Pablo Javier Branda, un argentino de 29 años, ha sido la primera persona que ha muerto en Eivissa en una fiesta ilegal. Vivía con otros jóvenes en una discoteca abandonada de Sant Antoni y lograba algún dinero haciendo números de fuego en los que arriesgaba su integridad física. Un acantilado de Santa Agnès le costó la vida el pasado 27 de julio, cuando decenas de personas se concentraron en un lugar conocido como las Puertas del Cielo para celebrar una festividad del calendario maya. La siguiente reunión que se iba celebrar, una tan «tradicional» como la de la luna nueva de agosto en Benirràs, ni siquiera empezó.
El Ayuntamiento de Sant Joan alertó sobre ella tras recoger las quejas vecinales, la desautorizó y la Dirección Insular dio instrucciones a la Benemérita para que se montara un dispositivo, la misma situación que se vivirá el próximo martes ante una nueva convocatoria para esta celebración.
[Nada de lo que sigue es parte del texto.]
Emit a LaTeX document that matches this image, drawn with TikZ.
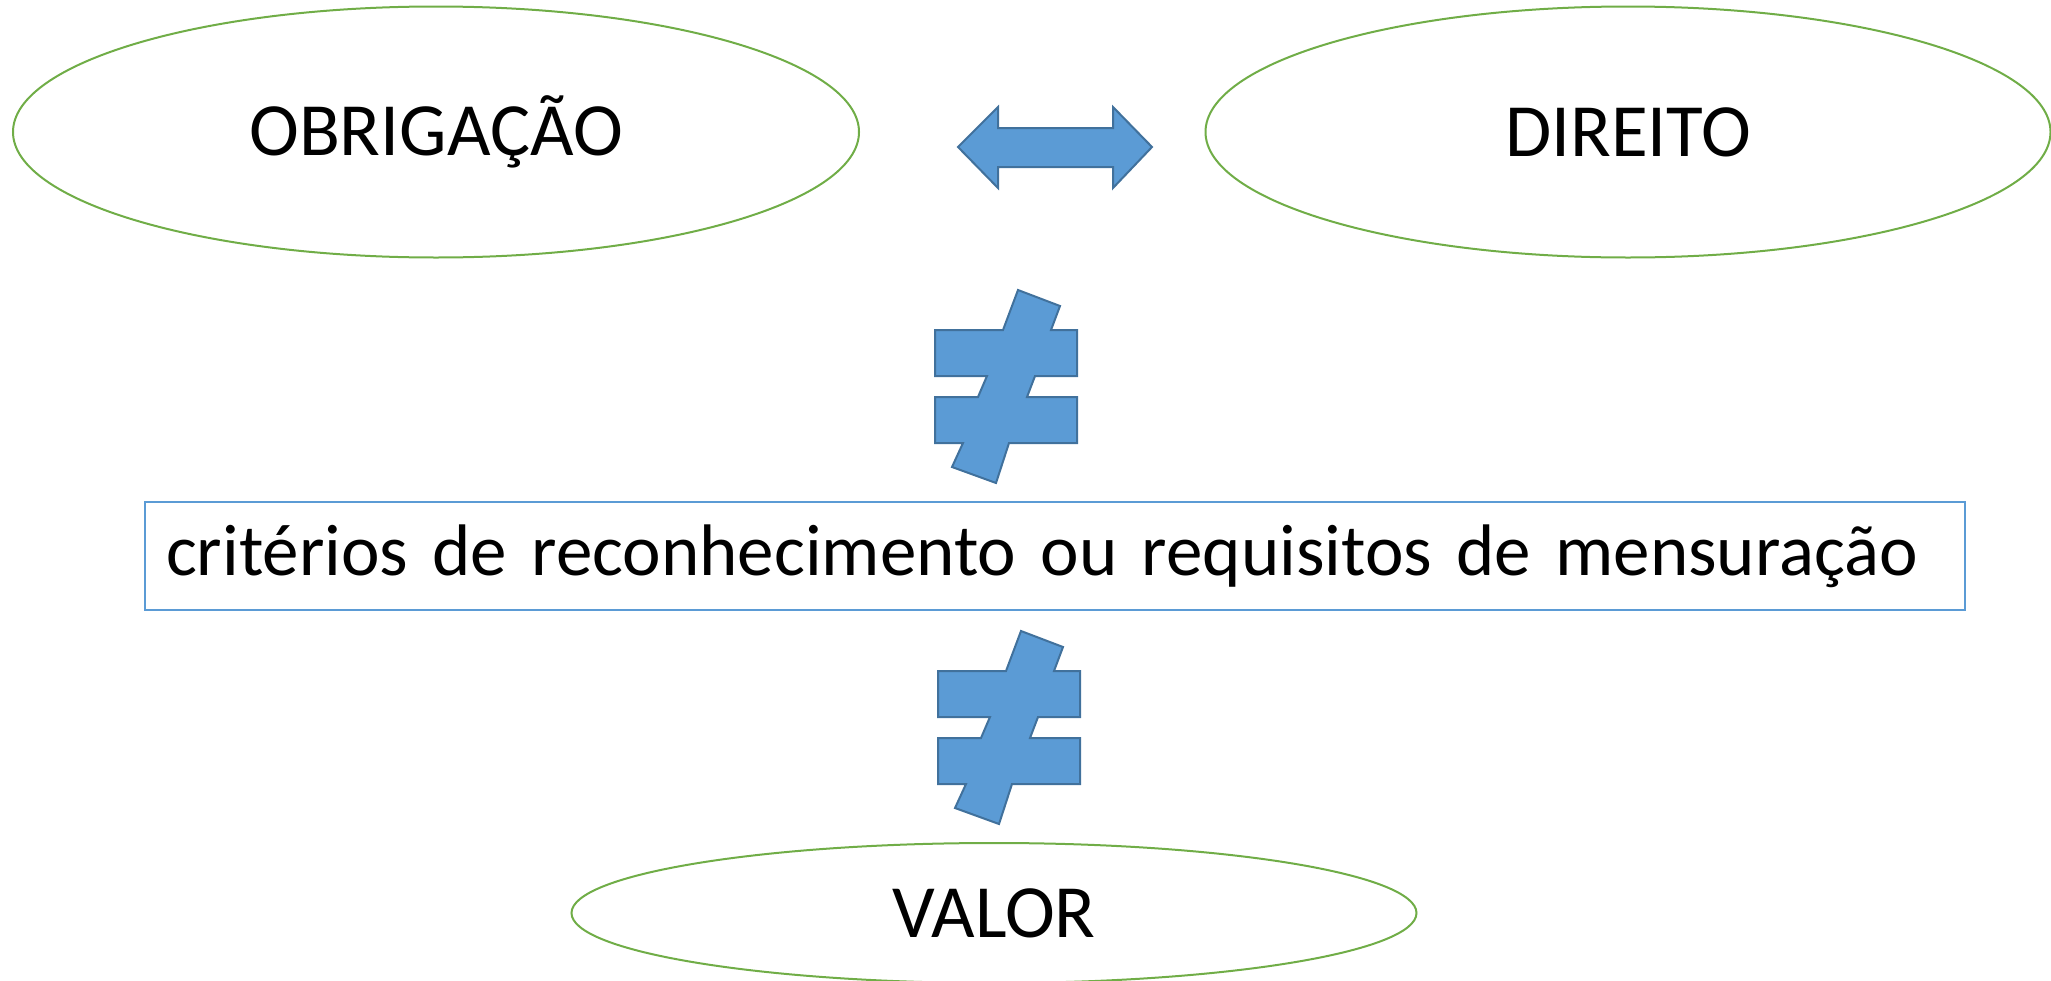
\documentclass[tikz,border=0pt]{standalone}
\usepackage{fontspec}
\setmainfont{Carlito}
\usepackage{tikz}
\usetikzlibrary{shapes.geometric}
\definecolor{ovalgreen}{HTML}{70AD47}
\definecolor{shapeblue}{HTML}{5B9BD5}
\definecolor{shapeedge}{HTML}{41719C}

\begin{document}
\begin{tikzpicture}[x=0.5pt,y=-0.5pt,
	oval/.style={ellipse,draw=ovalgreen,line width=1pt,inner sep=0pt,font=\fontsize{37.6}{45}\selectfont},
	critbox/.style={draw=shapeblue,line width=0.8pt,inner xsep=10.5pt,inner ysep=0pt,
		text width=889pt,minimum height=54pt,align=left,font=\fontsize{36.5}{44}\selectfont},
	blueshape/.style={fill=shapeblue,draw=shapeedge,line width=1pt,line join=miter}]
	\useasboundingbox (0,0) rectangle (2051,980);
	\node[oval,minimum width=423pt,minimum height=125.5pt] (obrig) at (436,132) {OBRIGAÇÃO};
	\node[oval,minimum width=422.5pt,minimum height=125.5pt] (direito) at (1628,132) {DIREITO};
	\node[critbox] (crit) at (1055,556) {\mbox{critérios de reconhecimento ou requisitos de mensuração}};
	\node[oval,minimum width=422.5pt,minimum height=70pt] (valor) at (994,913) {VALOR};
	
	% seta dupla
	\draw[blueshape] (958,147)--(998,107)--(998,128)--(1113,128)--(1113,107)--(1152,147)
		--(1113,188)--(1113,167)--(998,167)--(998,188)--cycle;
	
	% sinais de diferente
	\foreach \dx/\dy in {0/0,3/341}{
	\begin{scope}[shift={(\dx,\dy)}]
		\draw[blueshape] (1018,290)--(1060,306)--(1051,330)--(1077,330)--(1077,376)--(1035,376)
			--(1027,397)--(1077,397)--(1077,443)--(1009,443)--(996,483)--(952,467)--(963,443)
			--(935,443)--(935,397)--(978,397)--(987,376)--(935,376)--(935,330)--(1003,330)--cycle;
	\end{scope}
	}
\end{tikzpicture}
\end{document}
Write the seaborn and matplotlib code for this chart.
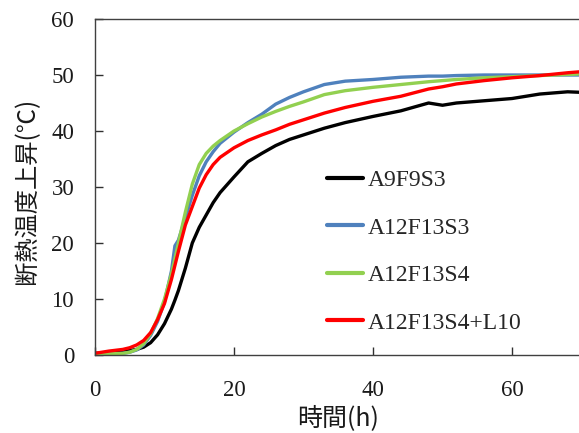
import numpy as np
import pandas as pd
import matplotlib
matplotlib.use("Agg")
import matplotlib.pyplot as plt
import seaborn as sns

# Elapsed time (h)
hours = [0, 2, 4, 5, 6, 7, 8, 9, 10, 11, 11.5, 12, 13, 14, 15, 16, 17, 18,
         20, 22, 24, 26, 28, 30, 33, 36, 40, 44, 48, 50, 52, 56, 60, 64, 68, 70]

# Adiabatic temperature rise (deg C) per mix
a9f9s3 = [0.3, 0.4, 0.6, 0.8, 1.0, 1.4, 2.2, 3.6, 5.6, 8.2, 9.8, 11.5, 15.5, 20.0, 22.8, 25.0, 27.2, 29.0,
          31.8, 34.5, 36.0, 37.4, 38.5, 39.3, 40.5, 41.5, 42.6, 43.6, 45.0, 44.6, 45.0, 45.4, 45.8, 46.6, 47.0, 46.9]
a12f13s3 = [0.2, 0.2, 0.3, 0.5, 0.9, 1.8, 3.5, 6.0, 9.5, 15.0, 19.5, 20.5, 24.5, 28.5, 32.0, 34.5, 36.3, 37.8,
            39.8, 41.5, 43.0, 44.8, 46.0, 47.0, 48.3, 48.9, 49.2, 49.6, 49.8, 49.8, 49.9, 50.0, 50.0, 50.0, 50.0, 50.0]
a12f13s4 = [0.2, 0.2, 0.3, 0.5, 1.0, 2.0, 3.8, 6.5, 10.0, 14.5, 17.2, 20.0, 25.5, 30.5, 34.0, 36.0, 37.3, 38.3,
            40.0, 41.3, 42.5, 43.5, 44.4, 45.2, 46.5, 47.2, 47.8, 48.3, 48.8, 49.0, 49.2, 49.5, 49.7, 49.9, 50.1, 50.2]
a12f13s4_l10 = [0.3, 0.7, 1.0, 1.3, 1.8, 2.6, 4.0, 6.3, 9.2, 13.5, 16.0, 18.5, 23.2, 26.5, 29.8, 32.2, 34.0, 35.3,
                37.0, 38.3, 39.3, 40.2, 41.2, 42.0, 43.2, 44.2, 45.3, 46.2, 47.5, 47.9, 48.4, 49.0, 49.5, 49.9, 50.4, 50.6]

mix_names = ["A9F9S3", "A12F13S3", "A12F13S4", "A12F13S4+L10"]
mix_colors = ["#000000", "#4F81BD", "#92D050", "#FF0000"]
x_ticks = [0, 20, 40, 60]
y_ticks = [0, 10, 20, 30, 40, 50, 60]

frames = []
for name, vals in zip(mix_names, [a9f9s3, a12f13s3, a12f13s4, a12f13s4_l10]):
    frames.append(pd.DataFrame({"time": hours, "temp": vals, "mix": name}))
df = pd.concat(frames, ignore_index=True)

sns.set_style("ticks")
plt.rcParams["font.family"] = ["Liberation Serif", "DejaVu Serif"]

fig = plt.figure(figsize=(5.79, 4.33), dpi=100)
ax = fig.add_axes([95 / 579, 78 / 433, 486.5 / 579, 336 / 433])

sns.lineplot(data=df, x="time", y="temp", hue="mix", hue_order=mix_names,
             palette=mix_colors, linewidth=2.4, ax=ax)

ax.set_xlim(0, 70)
ax.set_ylim(0, 60)
ax.set_xticks(x_ticks)
ax.set_yticks(y_ticks)
ax.tick_params(axis="both", direction="in", length=6, width=1, colors="#303030",
               labelsize=16.5, labelcolor="#1a1a1a")
ax.tick_params(axis="x", pad=18)
ax.tick_params(axis="y", pad=15)
for side in ["left", "bottom", "top"]:
    ax.spines[side].set_color("#404040")
    ax.spines[side].set_linewidth(1.0)
ax.spines["right"].set_visible(False)

cjk = ["Noto Sans CJK JP", "DejaVu Sans"]
ax.set_xlabel("時間(h)", fontsize=18, family=cjk, color="#1a1a1a")
ax.set_ylabel("断熱温度上昇(℃)", fontsize=17.5, family=cjk, color="#1a1a1a")
ax.xaxis.set_label_coords(0.5, -0.15)
ax.yaxis.set_label_coords(-0.112, 0.487)

leg = ax.legend(loc="center left", bbox_to_anchor=(327 / 579, 1 - 251.5 / 433),
                bbox_transform=fig.transFigure, frameon=False, fontsize=17,
                handlelength=1.53, handletextpad=0.2, labelspacing=1.1,
                borderpad=0, borderaxespad=0)
for line in leg.get_lines():
    line.set_linewidth(3)

fig.savefig("out.png", dpi=100)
Branda era probablemente uno de esos jóvenes que creía en la comunión con la naturaleza, en energías positivas y negativas y en otros legados que son comunes al acerbo de civilizaciones ya desaparecidas o asimiladas por las culturas de los nuevos tiempos.
Si no llegaba a tanto, al menos sí era una de esas personas a las que simplemente gustaba oír música «trance» y estar horas, días incluso, «acampado» con gente que como él se resisten a que caigan en el olvido corrientes y formas de pensar heredadas del movimiento «hippy». Pero la realidad siempre es más complicada que la utopía, y más aún cuando modos de pensar y posturas se enfrentan con órdenes establecidos donde hay que salvaguardar los derechos de todo el mundo.
Branda participaba en una fiesta que ya había sido interrumpida en dos ocasiones por fuerzas policiales al no contar con ninguna autorización para llevarla a cabo. Se celebraba en un lugar recóndito, extremadamente peligroso, y donde a nadie se escapa que se consumían drogas y donde la música «bombardeaba» a los vecinos aunque ellos se parapetaran entre los muros de sus casas.